Вот и был у Шахматовых, можно сказать, семейный культ «пращура-мученика», и в день гибели Артамона Лукича после панихиды в «Голубце» продолжали ставить под тем же самым вязом бочки с вином и столы накрывать для поминального обеда. Всех звали! И дворовые и крестьяне всем миром собирались в разговорах о родной старине.

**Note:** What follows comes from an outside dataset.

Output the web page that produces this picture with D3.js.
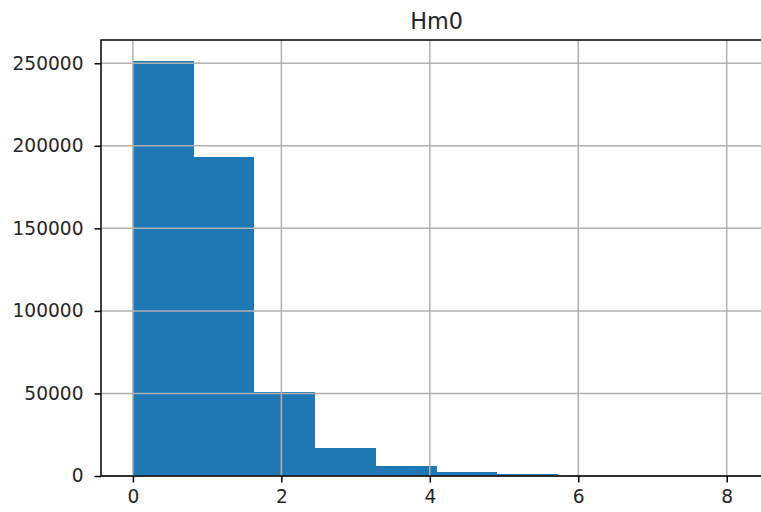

На мягкую мураву хмелевского двора выносила ключница для просушки тюлевые чепцы с оборками, бабочками и бантами. Вынимались, «помимо бабушкиных нарядов… из сундуков и шитые золотом камзолы, и невероятно странные, тяжелые, неудобные военные головные уборы, кивера, конногвардейские башни…». Заходя с отцом в усадебную контору, нельзя было не засмотреться на висевшие по стенам портреты конца восемнадцатого века в потускневшем золоте рам, с которых то строго, то добродушно-насмешливо, то задумчиво-меланхолично смотрели былые владельцы тех самых чепцов с бантами, салопов и душегреек — загадочные шахматовские «бабушки». Да и потом, когда вывезли из проданной таки Хмелевки эти портреты в саратовский дом и в другую усадьбу — Губаревку, куда Эльпидифор Мусатов продолжал наезжать, как же было не увидеть их его сыну!
Вывезли также весь семейный архив и восемь пушек на зеленых лафетах, забытых в усадьбе налетевшими пугачевцами. Но нельзя было вывезти «хмелевских сказок», исторических преданий, которыми продолжала жить вся округа. И позднее, уже в юности и в пору возмужания, с какой-то тайной радостью будет ехать Виктор в гости к дяде Моисею, хотя дружить-то более будет с другим дядей, Матвеем Борисовичем. Не просто в гости к детству своему станет он сюда приезжать, а в особый, заповедный его уголок.